OpenTelemetry and OCSF¶
Joch trace events extend industry-standard schemas, not proprietary ones:
- OpenTelemetry — Spans use OTel semantic conventions where they exist (
gen_ai.system,gen_ai.request.model,gen_ai.response.model, etc.) and add Joch-specific attributes (joch.agent.name,joch.framework,joch.policy.id,joch.tenant.id). See OpenTelemetry Mapping. - OCSF — Security-relevant events (policy denial, approval, A2A messages, AgBOM updates) emit OCSF-compatible records. See OCSF Mapping.
You can ship Joch traces into Grafana, Honeycomb, Datadog, Splunk, Elastic, your SIEM, or any backend that consumes OTLP and OCSF.
Operator views¶
Generic tracing answers "what happened in this span." Joch additionally answers operator-language questions:
joch top agents # most active agents by execution count / cost
joch top tools # most-called tools, with success rate
joch top models # most-used models, by cost and latency
joch cost by-team # cost rollups per team / namespace
joch cost by-agent --since 7d
joch trace exec-123 # full execution trace
joch incidents ls # current incidents flagged by alerts
joch drift detect --agent X # output drift after a deployment
joch denials ls --policy P # recent policy denials
joch approvals ls # pending approvals
The web console exposes the same views with charts, filters, and drill-downs.
Cost accounting¶
Cost is a first-class observability primitive. Every model call, tool call, and approval has an attributed cost. Joch rolls up cost per:
Costs feed Budget enforcement. A budget breach can either alert, soft-cap, or hard-deny depending on policy.
Quality observability¶
Beyond cost and latency, Joch tracks agent quality:
- Tool failure rate per tool, per agent, per environment.
- Model fallback rate (how often
ModelRoutefell off the primary). - RAG retrieval quality scores (top-k, judge-scored relevance, citation rate).

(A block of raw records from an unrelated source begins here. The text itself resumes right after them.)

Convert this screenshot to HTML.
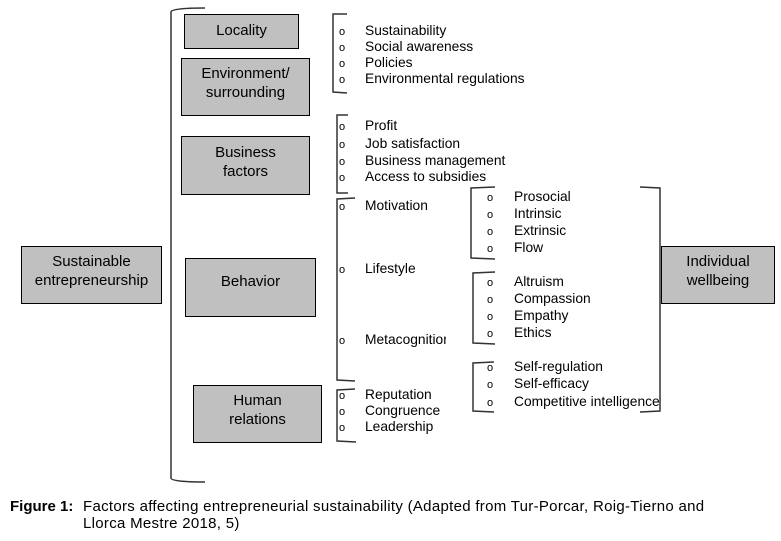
<!DOCTYPE html>
<html><head><meta charset="utf-8"><style>
body{margin:0;width:781px;height:541px;background:#fff;position:relative;overflow:hidden;font-family:"Liberation Sans",Arial,sans-serif;}
.b{position:absolute;background:#c0c0c0;border:1px solid #000;box-sizing:border-box;display:flex;align-items:center;justify-content:center;text-align:center;font-size:15px;line-height:19px;color:#000;padding-bottom:8px;}
.t{position:absolute;font-size:13.8px;line-height:16px;white-space:nowrap;color:#000;}
.o{position:absolute;font-size:11px;line-height:16px;color:#000;}
svg{position:absolute;left:0;top:0;}
.cap{position:absolute;font-size:15px;line-height:17px;white-space:nowrap;letter-spacing:0.3px;}
</style></head><body>
<svg width="781" height="541" fill="none" stroke="#333" stroke-width="1.5">
<path d="M205,8 Q171,8 171,12 L171,478 Q171,482 205,482"/>
<path d="M347,14 L333,14 L333,92 L347,93"/>
<path d="M348,115 L337,115 L337,193 L348,193"/>
<path d="M355,198 L337,199 L337,380 L355,381"/>
<path d="M355,389 L337,390 L337,441 L356,442"/>
<path d="M495,187 L471,188 L471,258 L495,259"/>
<path d="M495,272 L473,273 L473,343 L495,344"/>
<path d="M494,362 L473,363 L473,411 L494,412"/>
<path d="M640,187 L660,188 L660,411 L640,412"/>
</svg>
<div class="b" style="left:184px;top:14px;width:115px;height:35px;padding-bottom:3px">Locality</div>
<div class="b" style="left:181px;top:58px;width:129px;height:58px;">Environment/<br>surrounding</div>
<div class="b" style="left:181px;top:136px;width:129px;height:59px;">Business<br>factors</div>
<div class="b" style="left:185px;top:258px;width:131px;height:59px;padding-bottom:13px">Behavior</div>
<div class="b" style="left:193px;top:385px;width:129px;height:58px;">Human<br>relations</div>
<div class="b" style="left:21px;top:246px;width:141px;height:58px;">Sustainable<br>entrepreneurship</div>
<div class="b" style="left:661px;top:246px;width:114px;height:58px;">Individual<br>wellbeing</div>

<div class="o" style="left:339px;top:24px">o</div><div class="t" style="left:365px;top:23px">Sustainability</div>
<div class="o" style="left:339px;top:40px">o</div><div class="t" style="left:365px;top:39px">Social awareness</div>
<div class="o" style="left:339px;top:56px">o</div><div class="t" style="left:365px;top:55px">Policies</div>
<div class="o" style="left:339px;top:72px">o</div><div class="t" style="left:365px;top:71px">Environmental regulations</div>

<div class="o" style="left:339px;top:119px">o</div><div class="t" style="left:365px;top:118px">Profit</div>
<div class="o" style="left:339px;top:137px">o</div><div class="t" style="left:365px;top:136px">Job satisfaction</div>
<div class="o" style="left:339px;top:154px">o</div><div class="t" style="left:365px;top:153px">Business management</div>
<div class="o" style="left:339px;top:170px">o</div><div class="t" style="left:365px;top:169px">Access to subsidies</div>

<div class="o" style="left:339px;top:199px">o</div><div class="t" style="left:365px;top:198px">Motivation</div>
<div class="o" style="left:339px;top:262px">o</div><div class="t" style="left:365px;top:261px">Lifestyle</div>
<div class="o" style="left:339px;top:333px">o</div><div class="t" style="left:365px;top:332px;width:81px;overflow:hidden">Metacognition</div>

<div class="o" style="left:339px;top:388px">o</div><div class="t" style="left:365px;top:387px">Reputation</div>
<div class="o" style="left:339px;top:404px">o</div><div class="t" style="left:365px;top:403px">Congruence</div>
<div class="o" style="left:339px;top:420px">o</div><div class="t" style="left:365px;top:419px">Leadership</div>

<div class="o" style="left:487px;top:190px">o</div><div class="t" style="left:514px;top:189px">Prosocial</div>
<div class="o" style="left:487px;top:207px">o</div><div class="t" style="left:514px;top:206px">Intrinsic</div>
<div class="o" style="left:487px;top:224px">o</div><div class="t" style="left:514px;top:223px">Extrinsic</div>
<div class="o" style="left:487px;top:241px">o</div><div class="t" style="left:514px;top:240px">Flow</div>

<div class="o" style="left:487px;top:275px">o</div><div class="t" style="left:514px;top:274px">Altruism</div>
<div class="o" style="left:487px;top:292px">o</div><div class="t" style="left:514px;top:291px">Compassion</div>
<div class="o" style="left:487px;top:309px">o</div><div class="t" style="left:514px;top:308px">Empathy</div>
<div class="o" style="left:487px;top:326px">o</div><div class="t" style="left:514px;top:325px">Ethics</div>

<div class="o" style="left:487px;top:360px">o</div><div class="t" style="left:514px;top:359px">Self-regulation</div>
<div class="o" style="left:487px;top:377px">o</div><div class="t" style="left:514px;top:376px">Self-efficacy</div>
<div class="o" style="left:487px;top:395px">o</div><div class="t" style="left:514px;top:394px;width:146px;overflow:hidden">Competitive intelligence</div>

<div class="cap" style="left:10px;top:498px;font-weight:bold;letter-spacing:0">Figure 1:</div>
<div class="cap" style="left:83px;top:498px">Factors affecting entrepreneurial sustainability (Adapted from Tur-Porcar, Roig-Tierno and</div>
<div class="cap" style="left:83px;top:515px">Llorca Mestre 2018, 5)</div>
</body></html>
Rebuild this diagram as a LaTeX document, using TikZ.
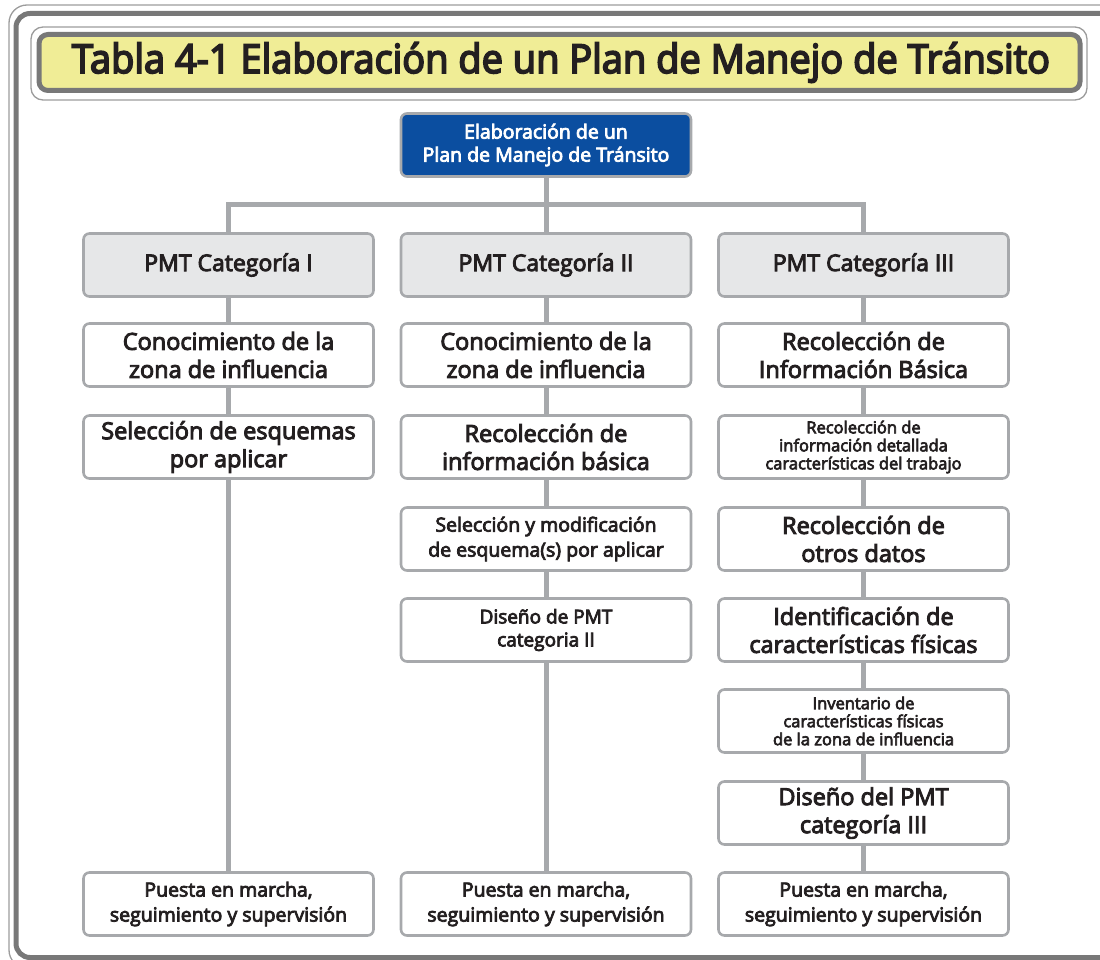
\documentclass[tikz,border=0pt]{standalone}
\usepackage{fontspec}
\setmainfont{Open Sans}
\newfontfamily\semib{Open Sans}[FakeBold=4]
\newfontfamily\titlef{Open Sans}[FakeBold=4.5]
\usetikzlibrary{backgrounds}
\definecolor{frameg}{HTML}{787878}
\definecolor{thing}{HTML}{9C9C9C}
\definecolor{ttlyel}{HTML}{F0ED96}
\definecolor{boxg}{HTML}{A7A9AC}
\definecolor{boxfill}{HTML}{E6E7E8}
\definecolor{blueb}{HTML}{0B4EA0}
\definecolor{txt}{HTML}{231F20}
\tikzset{
  bx/.style={draw=boxg, line width=2.6pt, rounded corners=6pt, fill=white,
    minimum width=290pt, minimum height=63pt, inner sep=0pt, align=center,
    text=txt, font=\semib},
  catbox/.style={bx, fill=boxfill},
  topbox/.style={bx, fill=blueb, text=white},
  big/.style={font=\semib\fontsize{23.5}{28}\selectfont},
  mid/.style={font=\semib\fontsize{19.5}{25}\selectfont},
  sml/.style={font=\semib\fontsize{16.5}{18}\selectfont},
  cat/.style={font=\semib\fontsize{23}{26}\selectfont},
  conn/.style={draw=boxg, line width=5pt},
}
\begin{document}
\begin{tikzpicture}[x=1pt,y=-1pt]
\useasboundingbox (0,0) rectangle (1100,960);
% outer frame
\draw[thing, line width=1.3pt, rounded corners=18pt] (9,5) rectangle (1130,968);
\draw[frameg, line width=5pt, rounded corners=14pt] (16,13.5) rectangle (1125,957.5);
% title
\draw[thing, line width=1.3pt, rounded corners=12pt] (31,27) rectangle (1087,100);
\draw[frameg, fill=ttlyel, line width=5pt, rounded corners=9pt] (39,34.5) rectangle (1080,90.5);
\node[text=txt, inner sep=0pt] (title) at (561,62.5)
  {\resizebox{978pt}{\height}{\titlef\fontsize{40}{40}\selectfont Tabla 4-1 Elaboración de un Plan de Manejo de Tránsito}};
% top
\node[topbox, font=\semib\fontsize{19.5}{23}\selectfont] (top) at (546,145) {Elaboración de un\\Plan de Manejo de Tránsito};
\coordinate (hb) at (546,205);
% categories
\node[catbox, cat] (p1) at (228.5,265) {PMT Categoría I};
\node[catbox, cat] (p2) at (546,265) {PMT Categoría II};
\node[catbox, cat] (p3) at (863.5,265) {PMT Categoría III};
% column 1
\node[bx, big] (a1) at (228.5,355) {Conocimiento de la\\zona de influencia};
\node[bx, big] (a2) at (228.5,447) {Selección de esquemas\\por aplicar};
\node[bx, mid] (a7) at (228.5,904) {Puesta en marcha,\\seguimiento y supervisión};
% column 2
\node[bx, big] (b1) at (546,355) {Conocimiento de la\\zona de influencia};
\node[bx, big] (b2) at (546,447) {Recolección de\\información básica};
\node[bx, mid] (b3) at (546,539) {Selección y modificación\\de esquema(s) por aplicar};
\node[bx, font=\semib\fontsize{19}{23}\selectfont] (b4) at (546,630) {Diseño de PMT\\categoria II};
\node[bx, mid] (b7) at (546,904) {Puesta en marcha,\\seguimiento y supervisión};
% column 3
\node[bx, big] (c1) at (863.5,355) {Recolección de\\Información Básica};
\node[bx, sml] (c2) at (863.5,447) {Recolección de\\información detallada\\características del trabajo};
\node[bx, big] (c3) at (863.5,539) {Recolección de\\otros datos};
\node[bx, big] (c4) at (863.5,630) {Identificación de\\características físicas};
\node[bx, sml] (c5) at (863.5,721) {Inventario de\\características físicas\\de la zona de influencia};
\node[bx, big] (c6) at (863.5,813) {Diseño del PMT\\categoría III};
\node[bx, mid] (c7) at (863.5,904) {Puesta en marcha,\\seguimiento y supervisión};
% connectors
\begin{scope}[on background layer]
\draw[conn] (top.south) -- (p2.north);
\draw[conn] (p1.north) |- (hb) -| (p3.north);
\draw[conn] (p1.south) -- (a1.north);
\draw[conn] (a1.south) -- (a2.north);
\draw[conn] (a2.south) -- (a7.north);
\draw[conn] (p2.south) -- (b1.north);
\draw[conn] (b1.south) -- (b2.north);
\draw[conn] (b2.south) -- (b3.north);
\draw[conn] (b3.south) -- (b4.north);
\draw[conn] (b4.south) -- (b7.north);
\draw[conn] (p3.south) -- (c1.north);
\draw[conn] (c1.south) -- (c2.north);
\draw[conn] (c2.south) -- (c3.north);
\draw[conn] (c3.south) -- (c4.north);
\draw[conn] (c4.south) -- (c5.north);
\draw[conn] (c5.south) -- (c6.north);
\draw[conn] (c6.south) -- (c7.north);
\end{scope}
\end{tikzpicture}
\end{document}
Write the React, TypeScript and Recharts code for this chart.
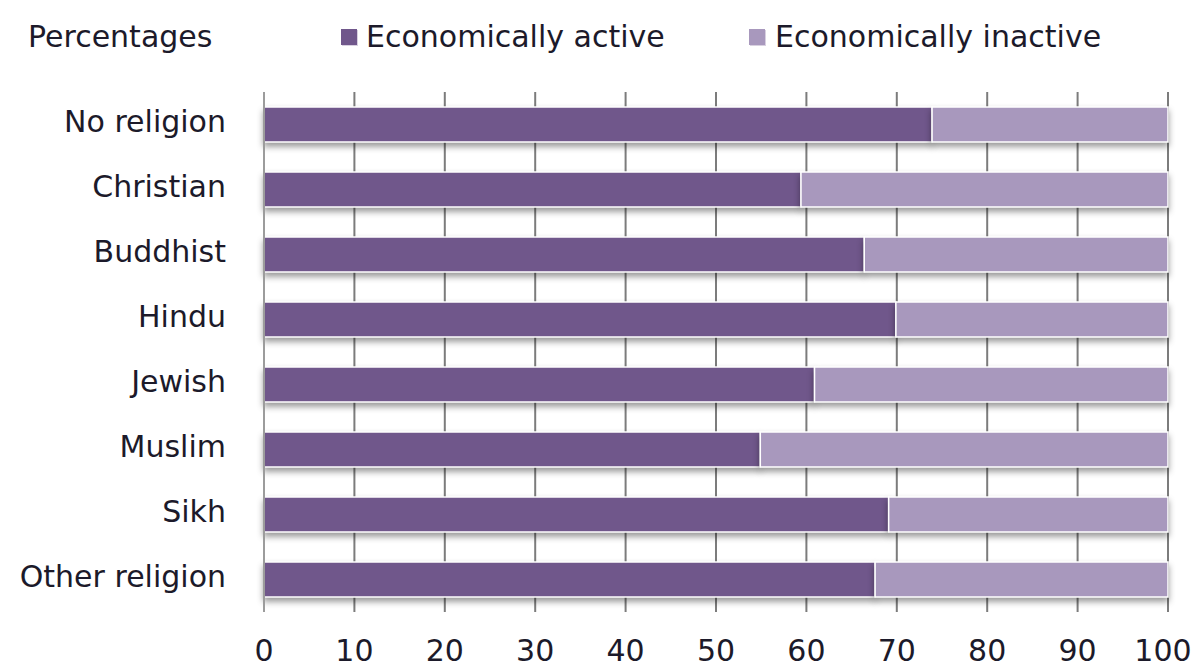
import { BarChart, Bar, XAxis, YAxis, CartesianGrid } from 'recharts';

const religions = [
  'No religion',
  'Christian',
  'Buddhist',
  'Hindu',
  'Jewish',
  'Muslim',
  'Sikh',
  'Other religion',
];

const activeShare = [73.9, 59.4, 66.4, 69.9, 60.9, 54.9, 69.1, 67.6];

const xTicks = [0, 10, 20, 30, 40, 50, 60, 70, 80, 90, 100];

const ACTIVE = '#70578b';
const INACTIVE = '#a898bd';
const TEXT = '#1c1a2a';
const FONT = "'DejaVu Sans', Verdana, sans-serif";

const data = religions.map((name, i) => ({
  name,
  active: activeShare[i],
  inactive: +(100 - activeShare[i]).toFixed(1),
}));

function Header() {
  const text = { position: 'absolute' as const, top: 20, fontSize: 30, lineHeight: '34px', color: TEXT };
  const box = (c: string) => ({
    position: 'absolute' as const,
    top: 29,
    width: 16,
    height: 16,
    background: c,
    boxShadow: '1px 1px 0 #d8d0e0',
  });
  return (
    <>
      <span style={{ ...text, left: 28 }}>Percentages</span>
      <span style={{ ...box(ACTIVE), left: 341 }} />
      <span style={{ ...text, left: 366 }}>Economically active</span>
      <span style={{ ...box(INACTIVE), left: 749 }} />
      <span style={{ ...text, left: 775 }}>Economically inactive</span>
    </>
  );
}

// the last label sits against the right edge, nudge it in a bit
function XTick(props: any) {
  const { x, y, payload } = props;
  const last = payload.value === xTicks[xTicks.length - 1];
  return (
    <text
      x={x}
      y={y}
      dx={last ? -5 : 0}
      dy='0.71em'
      textAnchor='middle'
      fontSize={30}
      fill={TEXT}
      fontFamily={FONT}
    >
      {payload.value}
    </text>
  );
}

export default function App() {
  return (
    <div
      style={{
        position: 'absolute',
        left: 0,
        top: 0,
        width: 1195,
        height: 669,
        background: '#fff',
        fontFamily: FONT,
      }}
    >
      <style>{`.recharts-bar-rectangle { filter: drop-shadow(0px 4px 3px rgba(0,0,0,0.4)); }`}</style>
      <Header />
      <BarChart
        layout='vertical'
        width={1195}
        height={669}
        data={data}
        margin={{ top: 92, right: 27, bottom: 0, left: 0 }}
        barSize={35}
      >
        <CartesianGrid horizontal={false} stroke='#7c7c7c' strokeWidth={2} />
        <XAxis
          type='number'
          domain={[0, 100]}
          ticks={xTicks}
          interval={0}
          axisLine={false}
          tickLine={false}
          tickSize={0}
          tickMargin={28}
          height={57}
          tick={<XTick />}
        />
        <YAxis
          type='category'
          dataKey='name'
          width={264}
          axisLine={{ stroke: '#9c9c9c', strokeWidth: 2 }}
          tickLine={false}
          tickSize={0}
          tickMargin={38}
          interval={0}
          tick={{ fontSize: 30, fill: TEXT, fontFamily: FONT, dy: -3 }}
        />
        <Bar
          dataKey='active'
          stackId='a'
          fill={ACTIVE}
          stroke='#fff'
          strokeWidth={1.5}
          isAnimationActive={false}
        />
        <Bar
          dataKey='inactive'
          stackId='a'
          fill={INACTIVE}
          stroke='#fff'
          strokeWidth={1.5}
          isAnimationActive={false}
        />
      </BarChart>
    </div>
  );
}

- Memory write volume and growth.
- Guardrail hit rate (AOS hook decisions: allow vs. modify vs. deny).
- Approval bottleneck (queue depth, time-to-decision).
- Prompt / version change correlation with regression.
These metrics feed the Release Management pillar.
Audit trail¶
Every decision is replayable. Given an execution ID, an operator can reconstruct:
inputs
retrieved knowledge (with citations)
memory reads
model calls (prompts, responses, tokens)
tool calls (args, side-effect class, approval, result)
memory writes
hook decisions (allow / deny / modify, by rule and policy version)
artifacts produced
costs charged
provider switches
A2A messages
final outputs
This is the foundation of compliance: every action has a who, when, what, why, and the policy version active at the time. See Trace.
Acceptance criteria¶
A team operating Joch's Observability pillar can:
- replay any execution from inputs to outputs, with policy version, cost, latency, and hook decisions,
- spot a tool failure rate spike within minutes and trace it to a specific MCP server version,
- prove that no
email.sendcall left the gateway in the last 90 days without a recorded approval, - export the full trace stream to OpenTelemetry and the security-relevant subset to OCSF.